NASDAQ longest downtime adds to woes over glitches in electronic trading
The latest disruption at NASDAQ– the longest trading halt in the floor’s history and also the biggest one since Hurricane Sandy last year - has again raised questions over potential dangers of the super-fast electronic trading systems.
The high-tech floor dominated by such great names as Microsoft, Apple and Google halted trading for three hours on Thursday. The NASDAQ attributed the disruption to a break at a feed that distributes all quotes and prices for the listed stocks.
Trading in 2,500 US-listed companies got back on track just thirty minutes before the normal market close, leaving investors outraged.
“It’s positive that the market was actually up, [I] can’t imagine what would have happened if this was [Wednesday] when the Fed minutes came out,” as the Financial Times (FT) quotes Paul Hickey, co-founder of Bespoke Investment Group.
“These types of things happen, but it seems they happen a lot more than they used to,” Paul Hickey said. “You’d think with technology you’d have less of this occurring.”
The three-hour trading halt on the NASDAQ followed a series of tech-rooted disasters involving various exchanges.
They included Facebook's bungled public offering launch on NASDAQ
in May 2012, one of the largest IPOs in history. The SEC later
fined NASDAQ $10 million for that disruption - the largest
penalty it has ever imposed on an exchange.
The aftermath
The damage of such disruptions can’t be overestimated, as NASDAQ -listed companies accounted for 28 percent of all shares traded so far this month, according to data from BATS Global Markets Inc.
“The NASDAQ is such a huge part of stocks that are listed and the overall volume. If you can’t trade a NASDAQ-listed stock or an ETF linked to it, you are losing such a huge part of the overall equity market,” a managing director at a large Wall Street trading firm told the Financial Times (FT).
Experts say the repeated disruptions could undermine investor confidence at a time when US stocks are trading close to their record high levels.
Stock trading now relies heavily on computer systems that exploit split-penny price differences. Stocks can be traded in fractions of a second, often by automated programs, which makes the markets more vulnerable to technical failures.
The NASDAQ disruption could also trigger new rounds of regulatory scrutiny on computer-driven trading, though so far almost nothing has been done in practice.
After the 2010 market break, regulators “never really developed a fix for it, and these kinds of things are going to continue to happen,” said Michael Greenberger, a law professor at the University of Maryland who was the top market oversight official at the Commodity Futures Trading Commission in the late 1990s. High-speed trading commanded by mathematical formulas rather than people brings “the possibility of a calamity,” Greenberger said.

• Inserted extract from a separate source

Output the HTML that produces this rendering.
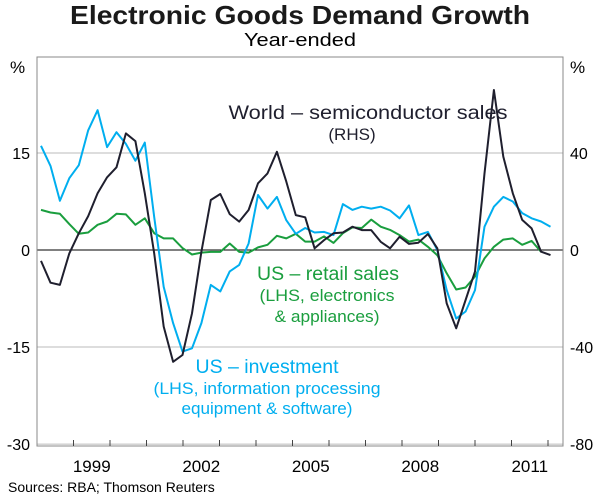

Back in 2010, the Dow Jones industrial average plunged hundreds of points in mere minutes, which was later coined a “flash crash”. A months-long investigation by regulators concluded that the sudden drop occurred when a trading firm executed a computerized selling program in an already stressed market. The trade, worth $4.1 billion, led to a chain of events that ended with traders swiftly pulling their money from the market, the review found.